### Source data
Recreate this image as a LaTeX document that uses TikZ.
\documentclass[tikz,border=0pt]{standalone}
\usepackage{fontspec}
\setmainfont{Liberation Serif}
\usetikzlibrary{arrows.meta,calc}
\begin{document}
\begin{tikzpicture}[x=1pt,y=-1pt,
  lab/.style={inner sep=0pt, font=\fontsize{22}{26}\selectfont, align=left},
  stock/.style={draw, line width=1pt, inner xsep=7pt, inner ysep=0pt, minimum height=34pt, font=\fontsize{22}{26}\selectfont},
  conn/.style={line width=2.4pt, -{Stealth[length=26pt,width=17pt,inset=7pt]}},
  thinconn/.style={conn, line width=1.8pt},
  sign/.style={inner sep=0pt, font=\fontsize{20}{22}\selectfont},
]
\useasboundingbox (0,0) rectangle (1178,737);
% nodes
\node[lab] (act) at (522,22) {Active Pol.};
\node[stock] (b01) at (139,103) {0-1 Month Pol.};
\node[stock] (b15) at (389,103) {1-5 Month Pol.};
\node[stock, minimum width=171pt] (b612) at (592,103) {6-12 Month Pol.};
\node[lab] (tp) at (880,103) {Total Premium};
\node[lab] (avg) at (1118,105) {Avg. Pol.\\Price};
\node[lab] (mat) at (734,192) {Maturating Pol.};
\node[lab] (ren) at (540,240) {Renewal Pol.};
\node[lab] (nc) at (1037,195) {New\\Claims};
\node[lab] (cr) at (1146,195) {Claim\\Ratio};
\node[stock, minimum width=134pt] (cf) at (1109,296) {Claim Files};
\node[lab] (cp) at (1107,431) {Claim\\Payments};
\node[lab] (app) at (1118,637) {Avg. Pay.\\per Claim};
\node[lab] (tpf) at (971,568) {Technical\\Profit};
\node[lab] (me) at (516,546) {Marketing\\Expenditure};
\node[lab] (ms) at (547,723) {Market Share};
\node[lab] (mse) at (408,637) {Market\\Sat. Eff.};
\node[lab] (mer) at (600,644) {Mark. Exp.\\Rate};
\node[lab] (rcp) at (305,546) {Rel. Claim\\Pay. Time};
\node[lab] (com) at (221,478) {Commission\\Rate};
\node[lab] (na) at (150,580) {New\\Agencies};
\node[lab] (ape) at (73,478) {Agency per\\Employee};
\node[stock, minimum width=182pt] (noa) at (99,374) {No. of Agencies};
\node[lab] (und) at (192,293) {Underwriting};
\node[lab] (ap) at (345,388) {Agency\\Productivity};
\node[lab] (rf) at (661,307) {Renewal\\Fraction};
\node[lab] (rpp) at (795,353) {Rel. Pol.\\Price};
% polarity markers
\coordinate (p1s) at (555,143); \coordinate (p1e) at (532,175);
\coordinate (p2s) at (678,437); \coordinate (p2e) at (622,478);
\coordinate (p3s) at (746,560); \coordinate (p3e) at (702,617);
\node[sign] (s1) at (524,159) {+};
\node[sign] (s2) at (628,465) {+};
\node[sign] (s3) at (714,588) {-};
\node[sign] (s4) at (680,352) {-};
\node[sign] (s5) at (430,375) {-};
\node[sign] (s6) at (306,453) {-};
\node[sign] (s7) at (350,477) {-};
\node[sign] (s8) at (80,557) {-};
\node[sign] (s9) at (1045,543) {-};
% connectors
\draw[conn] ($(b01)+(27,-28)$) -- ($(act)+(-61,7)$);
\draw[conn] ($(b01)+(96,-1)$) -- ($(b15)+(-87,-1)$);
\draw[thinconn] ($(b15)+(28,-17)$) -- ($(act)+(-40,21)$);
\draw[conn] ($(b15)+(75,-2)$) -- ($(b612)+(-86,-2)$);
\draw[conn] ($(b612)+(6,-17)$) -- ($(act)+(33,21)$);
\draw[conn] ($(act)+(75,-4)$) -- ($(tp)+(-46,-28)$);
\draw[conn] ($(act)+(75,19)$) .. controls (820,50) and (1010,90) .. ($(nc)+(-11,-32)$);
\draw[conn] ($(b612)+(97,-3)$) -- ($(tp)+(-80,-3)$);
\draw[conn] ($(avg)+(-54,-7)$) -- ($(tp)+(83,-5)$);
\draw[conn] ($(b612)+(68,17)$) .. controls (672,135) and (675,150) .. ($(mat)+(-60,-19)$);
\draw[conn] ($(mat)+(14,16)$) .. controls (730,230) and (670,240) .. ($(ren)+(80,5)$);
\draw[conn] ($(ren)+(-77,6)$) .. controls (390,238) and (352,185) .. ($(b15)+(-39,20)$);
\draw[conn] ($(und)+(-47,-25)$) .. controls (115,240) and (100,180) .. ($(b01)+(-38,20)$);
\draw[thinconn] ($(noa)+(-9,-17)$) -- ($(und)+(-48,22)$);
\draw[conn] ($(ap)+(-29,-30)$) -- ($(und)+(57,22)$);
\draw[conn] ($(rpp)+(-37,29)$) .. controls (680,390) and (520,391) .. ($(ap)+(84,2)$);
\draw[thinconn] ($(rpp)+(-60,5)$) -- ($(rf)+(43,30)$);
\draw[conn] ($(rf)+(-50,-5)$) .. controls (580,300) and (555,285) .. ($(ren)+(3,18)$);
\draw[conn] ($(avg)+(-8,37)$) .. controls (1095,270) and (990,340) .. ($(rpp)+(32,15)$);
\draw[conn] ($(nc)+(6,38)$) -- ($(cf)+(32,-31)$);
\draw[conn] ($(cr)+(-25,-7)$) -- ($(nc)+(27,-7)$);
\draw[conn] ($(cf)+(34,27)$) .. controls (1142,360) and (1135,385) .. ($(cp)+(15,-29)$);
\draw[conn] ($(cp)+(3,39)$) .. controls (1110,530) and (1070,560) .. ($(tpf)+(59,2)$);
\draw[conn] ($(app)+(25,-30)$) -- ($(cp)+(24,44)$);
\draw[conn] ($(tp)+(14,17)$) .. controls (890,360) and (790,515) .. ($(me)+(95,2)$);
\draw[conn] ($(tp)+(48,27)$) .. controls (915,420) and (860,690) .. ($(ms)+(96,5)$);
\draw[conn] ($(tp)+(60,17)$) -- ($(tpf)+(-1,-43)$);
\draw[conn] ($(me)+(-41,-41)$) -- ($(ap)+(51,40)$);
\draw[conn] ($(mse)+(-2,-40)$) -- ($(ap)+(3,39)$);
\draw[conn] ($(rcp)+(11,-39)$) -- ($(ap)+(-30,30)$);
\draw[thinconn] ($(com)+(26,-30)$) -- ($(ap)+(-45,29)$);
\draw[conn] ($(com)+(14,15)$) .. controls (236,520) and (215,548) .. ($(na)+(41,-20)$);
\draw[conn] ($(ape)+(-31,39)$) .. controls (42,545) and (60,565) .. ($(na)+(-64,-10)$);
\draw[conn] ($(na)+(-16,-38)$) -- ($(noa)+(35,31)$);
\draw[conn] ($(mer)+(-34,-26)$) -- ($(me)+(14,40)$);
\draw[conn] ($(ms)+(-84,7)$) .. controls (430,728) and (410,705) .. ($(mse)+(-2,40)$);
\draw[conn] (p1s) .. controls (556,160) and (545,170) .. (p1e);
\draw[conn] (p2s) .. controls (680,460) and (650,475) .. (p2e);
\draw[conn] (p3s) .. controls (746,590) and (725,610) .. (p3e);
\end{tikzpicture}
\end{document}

### Work to complete
Give an exact repetition of all the material.

### Response
Recreate this image as a LaTeX document that uses TikZ.
\documentclass[tikz,border=0pt]{standalone}
\usepackage{fontspec}
\setmainfont{Liberation Serif}
\usetikzlibrary{arrows.meta,calc}
\begin{document}
\begin{tikzpicture}[x=1pt,y=-1pt,
  lab/.style={inner sep=0pt, font=\fontsize{22}{26}\selectfont, align=left},
  stock/.style={draw, line width=1pt, inner xsep=7pt, inner ysep=0pt, minimum height=34pt, font=\fontsize{22}{26}\selectfont},
  conn/.style={line width=2.4pt, -{Stealth[length=26pt,width=17pt,inset=7pt]}},
  thinconn/.style={conn, line width=1.8pt},
  sign/.style={inner sep=0pt, font=\fontsize{20}{22}\selectfont},
]
\useasboundingbox (0,0) rectangle (1178,737);
% nodes
\node[lab] (act) at (522,22) {Active Pol.};
\node[stock] (b01) at (139,103) {0-1 Month Pol.};
\node[stock] (b15) at (389,103) {1-5 Month Pol.};
\node[stock, minimum width=171pt] (b612) at (592,103) {6-12 Month Pol.};
\node[lab] (tp) at (880,103) {Total Premium};
\node[lab] (avg) at (1118,105) {Avg. Pol.\\Price};
\node[lab] (mat) at (734,192) {Maturating Pol.};
\node[lab] (ren) at (540,240) {Renewal Pol.};
\node[lab] (nc) at (1037,195) {New\\Claims};
\node[lab] (cr) at (1146,195) {Claim\\Ratio};
\node[stock, minimum width=134pt] (cf) at (1109,296) {Claim Files};
\node[lab] (cp) at (1107,431) {Claim\\Payments};
\node[lab] (app) at (1118,637) {Avg. Pay.\\per Claim};
\node[lab] (tpf) at (971,568) {Technical\\Profit};
\node[lab] (me) at (516,546) {Marketing\\Expenditure};
\node[lab] (ms) at (547,723) {Market Share};
\node[lab] (mse) at (408,637) {Market\\Sat. Eff.};
\node[lab] (mer) at (600,644) {Mark. Exp.\\Rate};
\node[lab] (rcp) at (305,546) {Rel. Claim\\Pay. Time};
\node[lab] (com) at (221,478) {Commission\\Rate};
\node[lab] (na) at (150,580) {New\\Agencies};
\node[lab] (ape) at (73,478) {Agency per\\Employee};
\node[stock, minimum width=182pt] (noa) at (99,374) {No. of Agencies};
\node[lab] (und) at (192,293) {Underwriting};
\node[lab] (ap) at (345,388) {Agency\\Productivity};
\node[lab] (rf) at (661,307) {Renewal\\Fraction};
\node[lab] (rpp) at (795,353) {Rel. Pol.\\Price};
% polarity markers
\coordinate (p1s) at (555,143); \coordinate (p1e) at (532,175);
\coordinate (p2s) at (678,437); \coordinate (p2e) at (622,478);
\coordinate (p3s) at (746,560); \coordinate (p3e) at (702,617);
\node[sign] (s1) at (524,159) {+};
\node[sign] (s2) at (628,465) {+};
\node[sign] (s3) at (714,588) {-};
\node[sign] (s4) at (680,352) {-};
\node[sign] (s5) at (430,375) {-};
\node[sign] (s6) at (306,453) {-};
\node[sign] (s7) at (350,477) {-};
\node[sign] (s8) at (80,557) {-};
\node[sign] (s9) at (1045,543) {-};
% connectors
\draw[conn] ($(b01)+(27,-28)$) -- ($(act)+(-61,7)$);
\draw[conn] ($(b01)+(96,-1)$) -- ($(b15)+(-87,-1)$);
\draw[thinconn] ($(b15)+(28,-17)$) -- ($(act)+(-40,21)$);
\draw[conn] ($(b15)+(75,-2)$) -- ($(b612)+(-86,-2)$);
\draw[conn] ($(b612)+(6,-17)$) -- ($(act)+(33,21)$);
\draw[conn] ($(act)+(75,-4)$) -- ($(tp)+(-46,-28)$);
\draw[conn] ($(act)+(75,19)$) .. controls (820,50) and (1010,90) .. ($(nc)+(-11,-32)$);
\draw[conn] ($(b612)+(97,-3)$) -- ($(tp)+(-80,-3)$);
\draw[conn] ($(avg)+(-54,-7)$) -- ($(tp)+(83,-5)$);
\draw[conn] ($(b612)+(68,17)$) .. controls (672,135) and (675,150) .. ($(mat)+(-60,-19)$);
\draw[conn] ($(mat)+(14,16)$) .. controls (730,230) and (670,240) .. ($(ren)+(80,5)$);
\draw[conn] ($(ren)+(-77,6)$) .. controls (390,238) and (352,185) .. ($(b15)+(-39,20)$);
\draw[conn] ($(und)+(-47,-25)$) .. controls (115,240) and (100,180) .. ($(b01)+(-38,20)$);
\draw[thinconn] ($(noa)+(-9,-17)$) -- ($(und)+(-48,22)$);
\draw[conn] ($(ap)+(-29,-30)$) -- ($(und)+(57,22)$);
\draw[conn] ($(rpp)+(-37,29)$) .. controls (680,390) and (520,391) .. ($(ap)+(84,2)$);
\draw[thinconn] ($(rpp)+(-60,5)$) -- ($(rf)+(43,30)$);
\draw[conn] ($(rf)+(-50,-5)$) .. controls (580,300) and (555,285) .. ($(ren)+(3,18)$);
\draw[conn] ($(avg)+(-8,37)$) .. controls (1095,270) and (990,340) .. ($(rpp)+(32,15)$);
\draw[conn] ($(nc)+(6,38)$) -- ($(cf)+(32,-31)$);
\draw[conn] ($(cr)+(-25,-7)$) -- ($(nc)+(27,-7)$);
\draw[conn] ($(cf)+(34,27)$) .. controls (1142,360) and (1135,385) .. ($(cp)+(15,-29)$);
\draw[conn] ($(cp)+(3,39)$) .. controls (1110,530) and (1070,560) .. ($(tpf)+(59,2)$);
\draw[conn] ($(app)+(25,-30)$) -- ($(cp)+(24,44)$);
\draw[conn] ($(tp)+(14,17)$) .. controls (890,360) and (790,515) .. ($(me)+(95,2)$);
\draw[conn] ($(tp)+(48,27)$) .. controls (915,420) and (860,690) .. ($(ms)+(96,5)$);
\draw[conn] ($(tp)+(60,17)$) -- ($(tpf)+(-1,-43)$);
\draw[conn] ($(me)+(-41,-41)$) -- ($(ap)+(51,40)$);
\draw[conn] ($(mse)+(-2,-40)$) -- ($(ap)+(3,39)$);
\draw[conn] ($(rcp)+(11,-39)$) -- ($(ap)+(-30,30)$);
\draw[thinconn] ($(com)+(26,-30)$) -- ($(ap)+(-45,29)$);
\draw[conn] ($(com)+(14,15)$) .. controls (236,520) and (215,548) .. ($(na)+(41,-20)$);
\draw[conn] ($(ape)+(-31,39)$) .. controls (42,545) and (60,565) .. ($(na)+(-64,-10)$);
\draw[conn] ($(na)+(-16,-38)$) -- ($(noa)+(35,31)$);
\draw[conn] ($(mer)+(-34,-26)$) -- ($(me)+(14,40)$);
\draw[conn] ($(ms)+(-84,7)$) .. controls (430,728) and (410,705) .. ($(mse)+(-2,40)$);
\draw[conn] (p1s) .. controls (556,160) and (545,170) .. (p1e);
\draw[conn] (p2s) .. controls (680,460) and (650,475) .. (p2e);
\draw[conn] (p3s) .. controls (746,590) and (725,610) .. (p3e);
\end{tikzpicture}
\end{document}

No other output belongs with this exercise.